▶ [REQUIREMENT]: Omit all images. Transcribe the rest of the material below exactly.

▶ [RECORDED DATA]:

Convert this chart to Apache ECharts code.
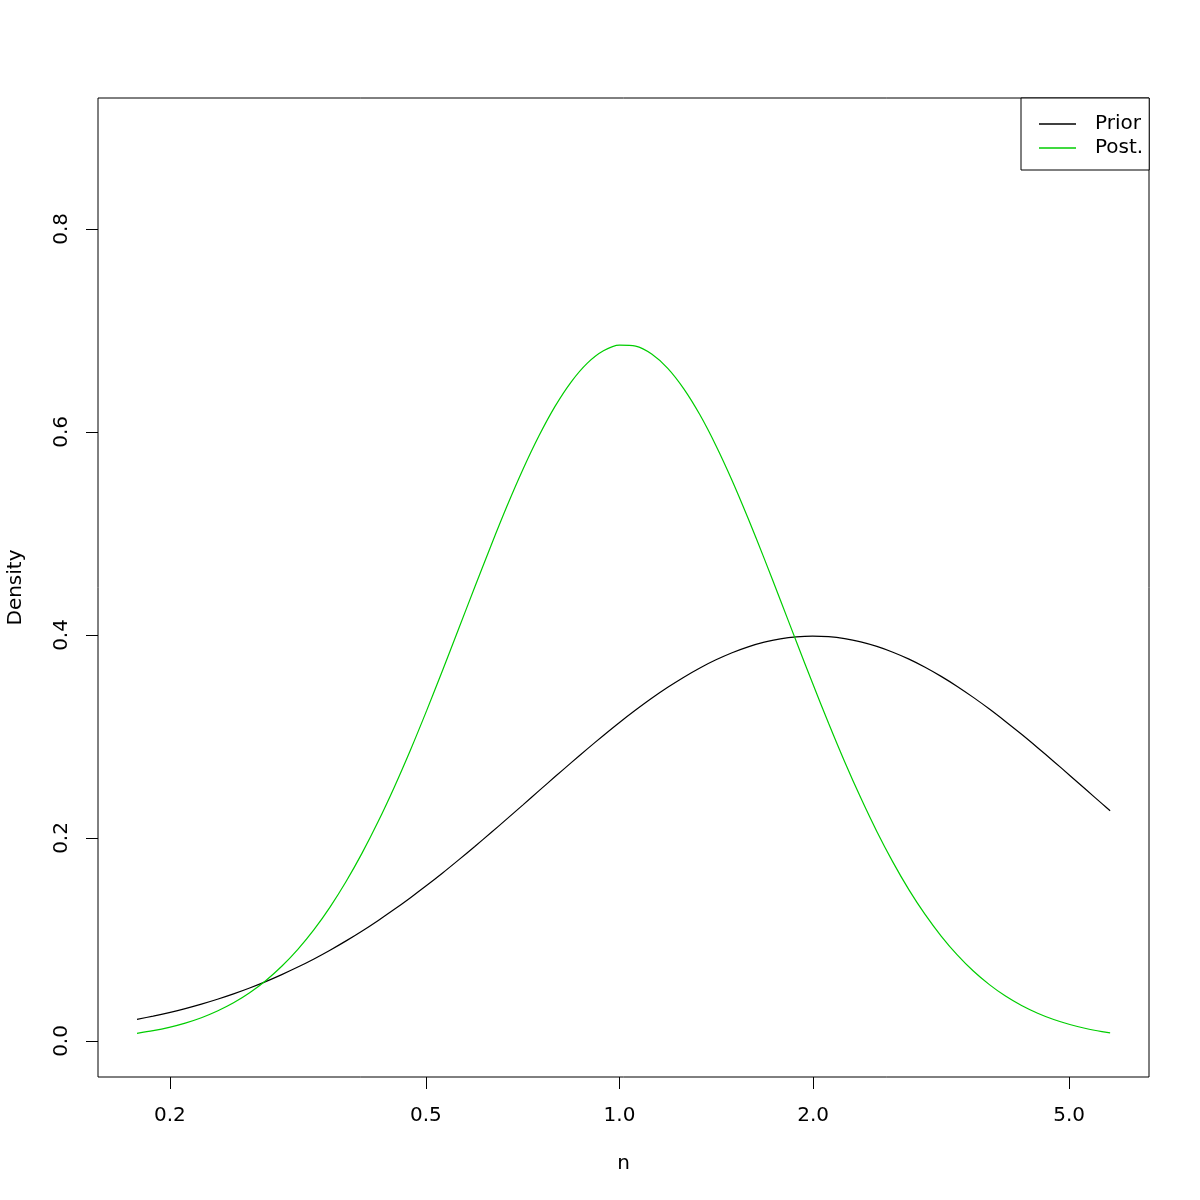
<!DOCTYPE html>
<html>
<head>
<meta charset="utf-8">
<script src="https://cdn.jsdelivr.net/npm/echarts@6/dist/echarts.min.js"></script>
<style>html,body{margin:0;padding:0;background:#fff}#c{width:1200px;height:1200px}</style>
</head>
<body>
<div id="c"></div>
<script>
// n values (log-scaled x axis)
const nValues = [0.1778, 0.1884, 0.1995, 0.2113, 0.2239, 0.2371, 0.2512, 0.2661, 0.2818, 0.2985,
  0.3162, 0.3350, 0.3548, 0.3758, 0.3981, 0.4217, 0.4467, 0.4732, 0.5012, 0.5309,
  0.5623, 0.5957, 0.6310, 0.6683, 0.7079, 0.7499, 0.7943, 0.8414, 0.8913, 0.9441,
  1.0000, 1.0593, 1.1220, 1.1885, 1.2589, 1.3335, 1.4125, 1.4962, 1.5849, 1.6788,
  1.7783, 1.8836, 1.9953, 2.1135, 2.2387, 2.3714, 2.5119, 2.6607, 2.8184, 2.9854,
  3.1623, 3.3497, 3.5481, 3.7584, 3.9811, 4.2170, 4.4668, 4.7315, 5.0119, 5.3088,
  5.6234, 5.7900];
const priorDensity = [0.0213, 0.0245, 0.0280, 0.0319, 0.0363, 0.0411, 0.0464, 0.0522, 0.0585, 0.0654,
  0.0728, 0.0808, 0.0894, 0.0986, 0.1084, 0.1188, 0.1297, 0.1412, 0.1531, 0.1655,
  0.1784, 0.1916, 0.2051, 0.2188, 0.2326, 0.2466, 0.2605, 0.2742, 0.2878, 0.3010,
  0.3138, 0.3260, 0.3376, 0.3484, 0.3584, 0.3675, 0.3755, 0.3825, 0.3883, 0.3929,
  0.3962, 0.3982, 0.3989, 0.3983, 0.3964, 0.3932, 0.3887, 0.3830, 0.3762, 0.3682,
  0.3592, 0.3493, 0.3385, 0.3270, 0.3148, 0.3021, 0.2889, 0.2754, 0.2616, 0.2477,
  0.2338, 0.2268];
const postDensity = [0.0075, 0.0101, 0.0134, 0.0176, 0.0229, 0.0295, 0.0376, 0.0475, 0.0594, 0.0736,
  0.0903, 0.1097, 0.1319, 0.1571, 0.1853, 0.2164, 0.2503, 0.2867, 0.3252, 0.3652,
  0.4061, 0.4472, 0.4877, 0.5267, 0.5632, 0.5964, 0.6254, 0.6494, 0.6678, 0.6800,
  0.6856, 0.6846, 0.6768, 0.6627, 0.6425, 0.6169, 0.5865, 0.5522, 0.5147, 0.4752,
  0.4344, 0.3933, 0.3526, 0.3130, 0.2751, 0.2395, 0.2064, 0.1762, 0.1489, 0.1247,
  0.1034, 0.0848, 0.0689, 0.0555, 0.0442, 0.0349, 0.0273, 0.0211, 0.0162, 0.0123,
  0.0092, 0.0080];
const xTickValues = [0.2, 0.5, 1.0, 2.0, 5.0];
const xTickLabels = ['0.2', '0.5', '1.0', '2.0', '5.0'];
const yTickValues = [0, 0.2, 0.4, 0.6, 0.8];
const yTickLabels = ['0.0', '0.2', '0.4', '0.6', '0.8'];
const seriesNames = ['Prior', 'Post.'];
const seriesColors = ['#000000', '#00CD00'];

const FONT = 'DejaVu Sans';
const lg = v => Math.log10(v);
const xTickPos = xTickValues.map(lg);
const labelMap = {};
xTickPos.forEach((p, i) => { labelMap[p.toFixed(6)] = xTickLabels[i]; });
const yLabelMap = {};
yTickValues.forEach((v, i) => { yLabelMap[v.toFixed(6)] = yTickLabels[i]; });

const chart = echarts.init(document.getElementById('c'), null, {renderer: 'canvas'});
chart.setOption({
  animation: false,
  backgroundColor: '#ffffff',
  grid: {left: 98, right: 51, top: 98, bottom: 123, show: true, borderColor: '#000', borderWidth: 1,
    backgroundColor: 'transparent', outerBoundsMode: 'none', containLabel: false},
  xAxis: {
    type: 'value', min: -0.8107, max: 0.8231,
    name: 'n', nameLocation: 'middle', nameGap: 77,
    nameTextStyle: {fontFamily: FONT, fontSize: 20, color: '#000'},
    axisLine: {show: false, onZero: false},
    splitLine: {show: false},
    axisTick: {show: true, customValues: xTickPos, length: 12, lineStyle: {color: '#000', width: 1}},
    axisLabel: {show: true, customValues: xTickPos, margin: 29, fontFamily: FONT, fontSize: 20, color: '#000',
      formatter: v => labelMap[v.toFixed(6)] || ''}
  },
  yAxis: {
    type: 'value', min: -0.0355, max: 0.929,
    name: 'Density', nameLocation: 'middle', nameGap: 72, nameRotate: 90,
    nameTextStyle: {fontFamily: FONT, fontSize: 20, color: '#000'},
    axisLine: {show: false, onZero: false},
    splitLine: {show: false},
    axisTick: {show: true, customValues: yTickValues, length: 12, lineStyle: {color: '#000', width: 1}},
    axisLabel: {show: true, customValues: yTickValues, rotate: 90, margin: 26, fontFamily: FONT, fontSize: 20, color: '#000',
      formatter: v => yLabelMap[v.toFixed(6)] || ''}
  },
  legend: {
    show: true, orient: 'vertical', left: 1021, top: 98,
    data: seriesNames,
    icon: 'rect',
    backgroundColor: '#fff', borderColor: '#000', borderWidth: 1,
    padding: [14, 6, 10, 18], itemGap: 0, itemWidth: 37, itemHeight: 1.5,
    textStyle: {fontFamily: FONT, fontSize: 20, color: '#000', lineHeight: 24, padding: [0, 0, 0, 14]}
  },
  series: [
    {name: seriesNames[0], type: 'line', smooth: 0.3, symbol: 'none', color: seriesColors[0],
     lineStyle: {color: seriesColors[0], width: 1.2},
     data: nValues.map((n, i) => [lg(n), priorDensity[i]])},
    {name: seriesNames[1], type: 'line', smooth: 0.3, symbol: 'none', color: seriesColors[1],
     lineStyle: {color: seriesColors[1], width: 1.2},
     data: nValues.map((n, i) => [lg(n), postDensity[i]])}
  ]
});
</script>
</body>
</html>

▶ [CORRECT ANSWER]:
Convert this chart to Apache ECharts code.
<!DOCTYPE html>
<html>
<head>
<meta charset="utf-8">
<script src="https://cdn.jsdelivr.net/npm/echarts@6/dist/echarts.min.js"></script>
<style>html,body{margin:0;padding:0;background:#fff}#c{width:1200px;height:1200px}</style>
</head>
<body>
<div id="c"></div>
<script>
// n values (log-scaled x axis)
const nValues = [0.1778, 0.1884, 0.1995, 0.2113, 0.2239, 0.2371, 0.2512, 0.2661, 0.2818, 0.2985,
  0.3162, 0.3350, 0.3548, 0.3758, 0.3981, 0.4217, 0.4467, 0.4732, 0.5012, 0.5309,
  0.5623, 0.5957, 0.6310, 0.6683, 0.7079, 0.7499, 0.7943, 0.8414, 0.8913, 0.9441,
  1.0000, 1.0593, 1.1220, 1.1885, 1.2589, 1.3335, 1.4125, 1.4962, 1.5849, 1.6788,
  1.7783, 1.8836, 1.9953, 2.1135, 2.2387, 2.3714, 2.5119, 2.6607, 2.8184, 2.9854,
  3.1623, 3.3497, 3.5481, 3.7584, 3.9811, 4.2170, 4.4668, 4.7315, 5.0119, 5.3088,
  5.6234, 5.7900];
const priorDensity = [0.0213, 0.0245, 0.0280, 0.0319, 0.0363, 0.0411, 0.0464, 0.0522, 0.0585, 0.0654,
  0.0728, 0.0808, 0.0894, 0.0986, 0.1084, 0.1188, 0.1297, 0.1412, 0.1531, 0.1655,
  0.1784, 0.1916, 0.2051, 0.2188, 0.2326, 0.2466, 0.2605, 0.2742, 0.2878, 0.3010,
  0.3138, 0.3260, 0.3376, 0.3484, 0.3584, 0.3675, 0.3755, 0.3825, 0.3883, 0.3929,
  0.3962, 0.3982, 0.3989, 0.3983, 0.3964, 0.3932, 0.3887, 0.3830, 0.3762, 0.3682,
  0.3592, 0.3493, 0.3385, 0.3270, 0.3148, 0.3021, 0.2889, 0.2754, 0.2616, 0.2477,
  0.2338, 0.2268];
const postDensity = [0.0075, 0.0101, 0.0134, 0.0176, 0.0229, 0.0295, 0.0376, 0.0475, 0.0594, 0.0736,
  0.0903, 0.1097, 0.1319, 0.1571, 0.1853, 0.2164, 0.2503, 0.2867, 0.3252, 0.3652,
  0.4061, 0.4472, 0.4877, 0.5267, 0.5632, 0.5964, 0.6254, 0.6494, 0.6678, 0.6800,
  0.6856, 0.6846, 0.6768, 0.6627, 0.6425, 0.6169, 0.5865, 0.5522, 0.5147, 0.4752,
  0.4344, 0.3933, 0.3526, 0.3130, 0.2751, 0.2395, 0.2064, 0.1762, 0.1489, 0.1247,
  0.1034, 0.0848, 0.0689, 0.0555, 0.0442, 0.0349, 0.0273, 0.0211, 0.0162, 0.0123,
  0.0092, 0.0080];
const xTickValues = [0.2, 0.5, 1.0, 2.0, 5.0];
const xTickLabels = ['0.2', '0.5', '1.0', '2.0', '5.0'];
const yTickValues = [0, 0.2, 0.4, 0.6, 0.8];
const yTickLabels = ['0.0', '0.2', '0.4', '0.6', '0.8'];
const seriesNames = ['Prior', 'Post.'];
const seriesColors = ['#000000', '#00CD00'];

const FONT = 'DejaVu Sans';
const lg = v => Math.log10(v);
const xTickPos = xTickValues.map(lg);
const labelMap = {};
xTickPos.forEach((p, i) => { labelMap[p.toFixed(6)] = xTickLabels[i]; });
const yLabelMap = {};
yTickValues.forEach((v, i) => { yLabelMap[v.toFixed(6)] = yTickLabels[i]; });

const chart = echarts.init(document.getElementById('c'), null, {renderer: 'canvas'});
chart.setOption({
  animation: false,
  backgroundColor: '#ffffff',
  grid: {left: 98, right: 51, top: 98, bottom: 123, show: true, borderColor: '#000', borderWidth: 1,
    backgroundColor: 'transparent', outerBoundsMode: 'none', containLabel: false},
  xAxis: {
    type: 'value', min: -0.8107, max: 0.8231,
    name: 'n', nameLocation: 'middle', nameGap: 77,
    nameTextStyle: {fontFamily: FONT, fontSize: 20, color: '#000'},
    axisLine: {show: false, onZero: false},
    splitLine: {show: false},
    axisTick: {show: true, customValues: xTickPos, length: 12, lineStyle: {color: '#000', width: 1}},
    axisLabel: {show: true, customValues: xTickPos, margin: 29, fontFamily: FONT, fontSize: 20, color: '#000',
      formatter: v => labelMap[v.toFixed(6)] || ''}
  },
  yAxis: {
    type: 'value', min: -0.0355, max: 0.929,
    name: 'Density', nameLocation: 'middle', nameGap: 72, nameRotate: 90,
    nameTextStyle: {fontFamily: FONT, fontSize: 20, color: '#000'},
    axisLine: {show: false, onZero: false},
    splitLine: {show: false},
    axisTick: {show: true, customValues: yTickValues, length: 12, lineStyle: {color: '#000', width: 1}},
    axisLabel: {show: true, customValues: yTickValues, rotate: 90, margin: 26, fontFamily: FONT, fontSize: 20, color: '#000',
      formatter: v => yLabelMap[v.toFixed(6)] || ''}
  },
  legend: {
    show: true, orient: 'vertical', left: 1021, top: 98,
    data: seriesNames,
    icon: 'rect',
    backgroundColor: '#fff', borderColor: '#000', borderWidth: 1,
    padding: [14, 6, 10, 18], itemGap: 0, itemWidth: 37, itemHeight: 1.5,
    textStyle: {fontFamily: FONT, fontSize: 20, color: '#000', lineHeight: 24, padding: [0, 0, 0, 14]}
  },
  series: [
    {name: seriesNames[0], type: 'line', smooth: 0.3, symbol: 'none', color: seriesColors[0],
     lineStyle: {color: seriesColors[0], width: 1.2},
     data: nValues.map((n, i) => [lg(n), priorDensity[i]])},
    {name: seriesNames[1], type: 'line', smooth: 0.3, symbol: 'none', color: seriesColors[1],
     lineStyle: {color: seriesColors[1], width: 1.2},
     data: nValues.map((n, i) => [lg(n), postDensity[i]])}
  ]
});
</script>
</body>
</html>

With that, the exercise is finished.